To summarize: before the 9/21 talks there was a published column model that could be demonstrated via working simulations. After the 9/21 talks, there is no published, working column model.

It has been several months since the 9/21 talks – has anyone successfully constructed and demonstrated a new column model that contains all the proposed improvements?

4 Likes

Hi @jes. Welcome to the forum.

Indeed, I liked those presentations a lot too, and maybe it’s a shame that we didn’t discuss them on the forum. (Personally I’ve talked about some elements off-forum with other people).
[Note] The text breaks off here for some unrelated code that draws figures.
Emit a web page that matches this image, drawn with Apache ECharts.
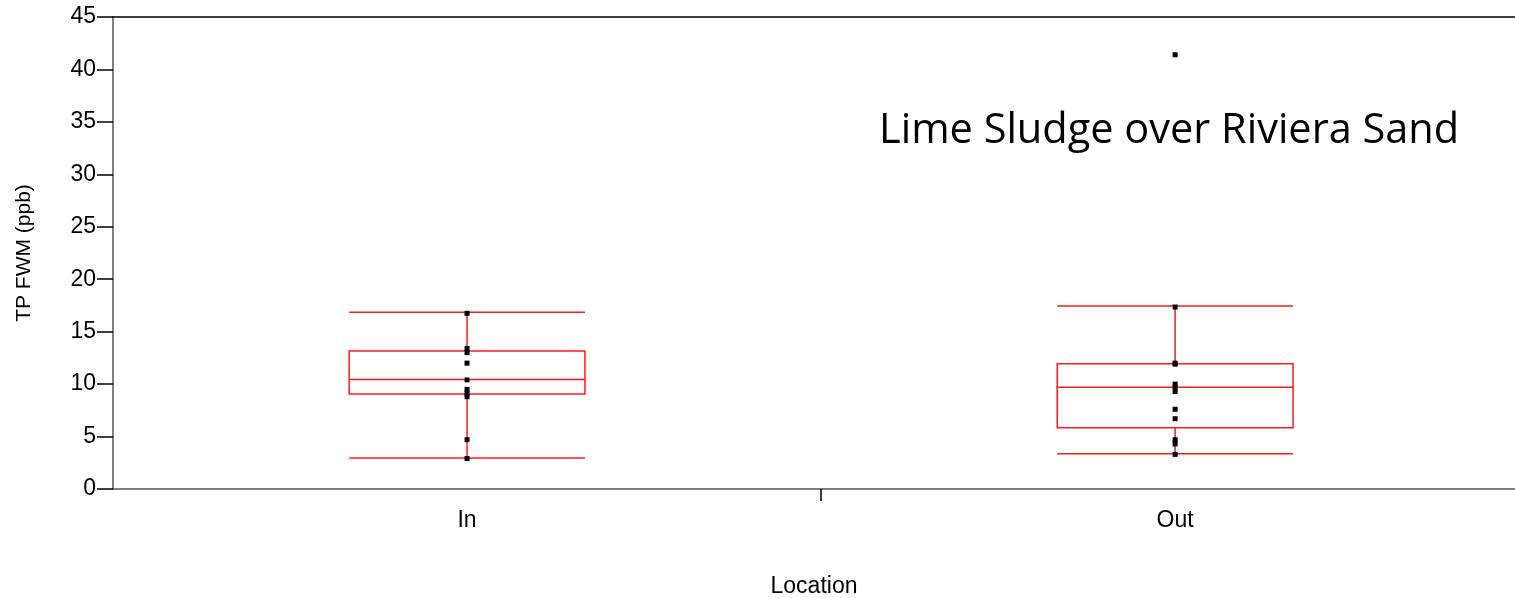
<!DOCTYPE html>
<html>
<head>
<meta charset="utf-8">
<script src="https://cdn.jsdelivr.net/npm/echarts@6/dist/echarts.min.js"></script>
<style>html,body{margin:0;padding:0;background:#fff;}#c{width:1515px;height:598px;}</style>
</head>
<body>
<div id="c"></div>
<script>
var categories = ['In', 'Out'];
var yTicks = [0, 5, 10, 15, 20, 25, 30, 35, 40, 45];
// [low whisker, q1, median, q3, high whisker]
var boxIn = [2.95, 9.05, 10.45, 13.15, 16.85];
var boxOut = [3.35, 5.85, 9.7, 11.95, 17.45];
var pointsIn = [16.75, 13.4, 13.0, 12.0, 10.4, 9.5, 9.1, 8.8, 4.7, 2.9];
var pointsOut = [41.4, 17.35, 12.0, 11.9, 10.0, 9.7, 9.3, 7.6, 6.7, 4.7, 4.3, 3.3];
var annotation = 'Lime Sludge over Riviera Sand';

var boxes = [boxIn, boxOut];
var boxData = boxes.map(function (b, i) { return [i].concat(b); });
var scatterData = [];
pointsIn.forEach(function (v) { scatterData.push([0, v]); });
pointsOut.forEach(function (v) { scatterData.push([1, v]); });

var RED = '#ff1a1a';
var chart = echarts.init(document.getElementById('c'));
chart.setOption({
  animation: false,
  grid: { left: 113, top: 17, bottom: 109, right: 0, containLabel: false, outerBoundsMode: 'none' },
  xAxis: [{
    type: 'value', min: -0.5, max: 1.48,
    name: 'Location', nameLocation: 'middle', nameGap: 86,
    nameTextStyle: { fontFamily: 'Liberation Sans', fontSize: 23, color: '#000' },
    axisLine: { show: true, onZero: false, lineStyle: { color: '#555', width: 1.5 } },
    axisTick: { show: true, customValues: [0.5], length: 12, lineStyle: { color: '#000', width: 1.5 } },
    axisLabel: { customValues: [0, 1], fontFamily: 'Liberation Sans', fontSize: 23, color: '#000', margin: 20,
      formatter: function (v) { return categories[Math.round(v)]; } },
    splitLine: { show: false }
  }, {
    type: 'value', min: -0.5, max: 1.48, position: 'top',
    axisLine: { show: true, onZero: false, lineStyle: { color: '#000', width: 1.5 } },
    axisTick: { show: false }, axisLabel: { show: false }, splitLine: { show: false }
  }],
  yAxis: {
    type: 'value', min: 0, max: 45, interval: 5,
    name: 'TP FWM (ppb)', nameLocation: 'middle', nameGap: 78, nameRotate: 90,
    nameTextStyle: { fontFamily: 'Liberation Sans', fontSize: 21, color: '#000' },
    axisLine: { show: true, onZero: false, lineStyle: { color: '#555', width: 1.5 } },
    axisTick: { show: true, length: 16, lineStyle: { color: '#000', width: 1.5 } },
    axisLabel: { fontFamily: 'Liberation Sans', fontSize: 23, color: '#000', margin: 17,
      formatter: function (v) { return yTicks.indexOf(v) >= 0 ? String(v) : ''; } },
    splitLine: { show: false }
  },
  series: [{
    type: 'custom',
    data: boxData,
    renderItem: function (params, api) {
      var c = api.value(0);
      var cx = api.coord([c, 0])[0];
      var w = api.size([1, 0])[0] * 0.333;
      var x0 = cx - w / 2, x1 = cx + w / 2;
      var yl = api.coord([c, api.value(1)])[1];
      var yq1 = api.coord([c, api.value(2)])[1];
      var ym = api.coord([c, api.value(3)])[1];
      var yq3 = api.coord([c, api.value(4)])[1];
      var yh = api.coord([c, api.value(5)])[1];
      var st = { stroke: RED, lineWidth: 1.5, fill: null };
      return { type: 'group', children: [
        { type: 'rect', shape: { x: x0, y: yq3, width: w, height: yq1 - yq3 }, style: st },
        { type: 'line', shape: { x1: x0, y1: ym, x2: x1, y2: ym }, style: st },
        { type: 'line', shape: { x1: x0, y1: yh, x2: x1, y2: yh }, style: st },
        { type: 'line', shape: { x1: x0, y1: yl, x2: x1, y2: yl }, style: st },
        { type: 'line', shape: { x1: cx, y1: yh, x2: cx, y2: yq3 }, style: st },
        { type: 'line', shape: { x1: cx, y1: yq1, x2: cx, y2: yl }, style: st }
      ]};
    },
    z: 2
  }, {
    type: 'scatter', data: scatterData, symbol: 'rect', symbolSize: 5,
    itemStyle: { color: '#000', opacity: 1 }, z: 3
  }],
  graphic: [{
    type: 'text', left: 879, top: 110,
    style: { text: annotation, fontFamily: 'Open Sans', fontSize: 41.5, fill: '#000' }
  }]
});
</script>
</body>
</html>
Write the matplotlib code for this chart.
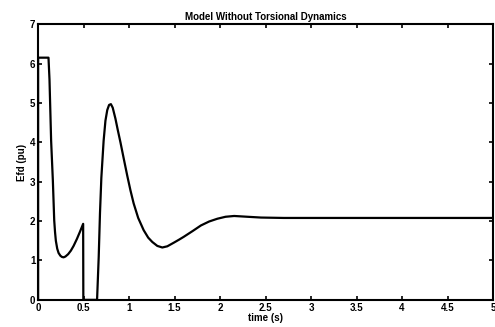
import numpy as np
import matplotlib.pyplot as plt

# field voltage response
time_s = [0.0, 0.0, 0.114, 0.125, 0.143, 0.162, 0.177, 0.186, 0.195, 0.21, 0.225,
          0.245, 0.262, 0.28, 0.30, 0.33, 0.36, 0.39, 0.427, 0.46, 0.495, 0.497,
          0.648, 0.666, 0.68, 0.695, 0.72, 0.74, 0.76, 0.78, 0.80, 0.82, 0.85,
          0.875, 0.905, 0.94, 0.98, 1.015, 1.05, 1.1, 1.16, 1.21, 1.255, 1.31,
          1.365, 1.42, 1.49, 1.55, 1.60, 1.70, 1.79, 1.88, 1.97, 2.06, 2.155,
          2.3, 2.45, 2.7, 3.0, 4.0, 5.0]
efd_pu = [0.0, 6.15, 6.15, 5.6, 4.04, 3.03, 2.02, 1.72, 1.5, 1.3, 1.19,
          1.12, 1.09, 1.08, 1.1, 1.16, 1.25, 1.37, 1.55, 1.73, 1.93, 0.0,
          0.0, 1.09, 2.2, 3.1, 4.04, 4.55, 4.82, 4.95, 4.97, 4.88, 4.6,
          4.32, 4.0, 3.6, 3.15, 2.78, 2.45, 2.08, 1.77, 1.58, 1.47, 1.37,
          1.33, 1.36, 1.45, 1.53, 1.6, 1.75, 1.89, 1.99, 2.06, 2.11, 2.13,
          2.11, 2.09, 2.08, 2.08, 2.08, 2.08]

xticks = np.arange(0, 5.01, 0.5)
xlabels = ['0', '0.5', '1', '1.5', '2', '2.5', '3', '3.5', '4', '4.5', '5']
yticks = list(range(0, 8))

plt.rcParams['font.family'] = ['Liberation Sans', 'DejaVu Sans']
plt.rcParams['font.weight'] = 'bold'

fig = plt.figure(figsize=(4.95, 3.27), dpi=100)
ax = fig.add_axes([0.077, 0.083, 0.919, 0.843])
ax.plot(time_s, efd_pu, color='black', linewidth=1.6)

ax.set_xlim(0, 5)
ax.set_ylim(0, 7)
ax.set_xticks(xticks)
ax.set_xticklabels(xlabels)
ax.set_yticks(yticks)
ax.tick_params(direction='in', top=True, right=True, length=3, width=1.2,
               labelsize=7, pad=2)
for s in ax.spines.values():
    s.set_linewidth(1.5)

ax.set_title('Model Without Torsional Dynamics', fontsize=7, fontweight='bold', pad=3)
ax.set_xlabel('time (s)', fontsize=7, fontweight='bold', labelpad=0)
ax.set_ylabel('Efd (pu)', fontsize=7, fontweight='bold', labelpad=2)

fig.savefig('out.png', dpi=100)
But you have to take into account that these are highly speculative talks. @jhawkins regularly reminds us that all the research meetings are very work-in-progress. So I wouldn’t discount the so-called pre-9/21 key features.

vs

A feature and a sub-object, as far as I understood throughout the many papers, was always the same thing. If you consider that the neocortex has to make sense of the world without knowing in which sensory environment it is put (visual / sonar / tactile / abstract / …), then what is a feature in one sensory modality is very different than a feature in another. And according to Numenta (based on findings by Mountcastle) the neocortex and its sub-elements should deal with those in the same way. This is a type of hierarchy that is fundamentally different from the hierarchy that is typically offered in neurology.

Also, a location is always a displacement from a reference point. In earlier presentations there have been discussions about allocentric vs egocentric references, and different types of references in different layers.

Grid cells have always been mysterious. In earlier presentations @jhawkins and @mrcslws in particular were never satisfied with their working theories.

I don’t know for sure, but during this paper review serious hints were dropped that Numenta is about to present new work. Check out timestamps 39:06 and 1:00:26.

Exciting times ahead. :-).

3 Likes

A few months ago, I posted a paper to arXiv “A Macrocolumn Architecture Implemented with Temporal (Spiking) Neurons”. This paper speaks to the issues raised in my March 23 post. It draws on concepts outlined in the “columns paper”, the “columns+” paper, and the “frameworks” paper, taking into account the Lewis workshop paper “Hippocampal Spatial Mapping As Fast Graph Learning” and the 9/21 talks.

It incorporates a macrocolumn that stores an environment as a directed displacement graph. It then uses the proposed macrocolumn architecture to learn, orient itself, and navigate multiple environments each consisting objects on a grid – the same problem as studied in the “columns+” paper – with similar results.

In addition to providing support for the grid cell/place cell model, it also provides strong support for the Hawkins/Numenta active dendrite neuron. The active dendrite model with separation of proximal and distal synapses is a breakthrough in my opinion and, as claimed, it is significantly more powerful than the point neuron that is commonly used in neuron modelling.

A caveat is that the paper uses spiking neurons to implement a temporal computing model. Since the writing of that paper, I have reduced the model to a single bit of temporal precision, which means that for practical purposes it is no longer temporal, rather it is a simpler Boolean model based on binary vectors rather than temporal spike volleys. This brings it even closer to the active dendrite model and the prior Numenta research.

2 Likes

@jes thanks for sharing your work.
Do you have any demonstration/simulation that shows that your architecture functions well as described?